Through my education, some periodic bursts of internet research, and discussion with friends and family with degrees in personal development, I have learned that this fear stems from forming insecure (as opposed to secure) attachments in my childhood.  Depending on who is writing and reflecting on attachment theory, it seems the nature of these attachments are established as a model for future relationships, some time by the age of six.  (Man, that seems like such a short period of time, to be screwed up forever).

I have a very, very poor memory, so, I cannot consciously recall or point to the reasons this problematic manner of attachment is my very own.  But, I have parents and siblings and the collective experience of our life together.  This history includes my parents' divorce when I was four (while divorce is consistently hailed as a major culprit for insecure attachments) , and a string of possible contributing events and relationships for the next twenty years.

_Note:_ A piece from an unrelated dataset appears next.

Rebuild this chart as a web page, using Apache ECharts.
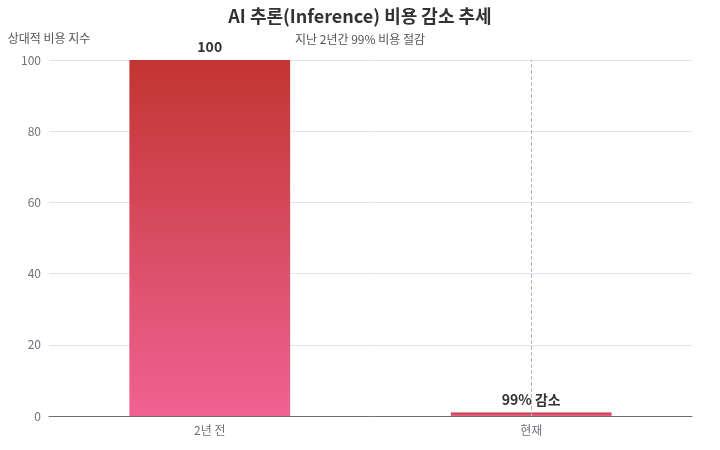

It may become important to more fully understand these reasons, as I move forward in the healing/managing process, but for now, I think it is enough to know that the reasons were a real and sufficient cause for being periodically and devastatingly afraid.

I'm afraid of being rejected or replaced.  I am afraid of playing the fool.  I am afraid of not being enough.  I'm afraid of coming up empty-handed, through some fault of my own.   I would say I'm afraid of being alone, as the word abandonment implies, but I am not afraid of being alone.

And so, I write.  I write to understand myself and I write here, because I believe sharing this with you is my duty.  Maybe you don't have the words.  Maybe you haven't had somebody who will give you fifteen years of grace to look at something you don't understand and will put up with your hiding or lashing out when you are afraid of it.  Or maybe you can't relate to any of this, but you know somebody who can.

God only knows.

May the God whose ways are not our ways, and the peace that surpasses all understanding, be ours.  Amen.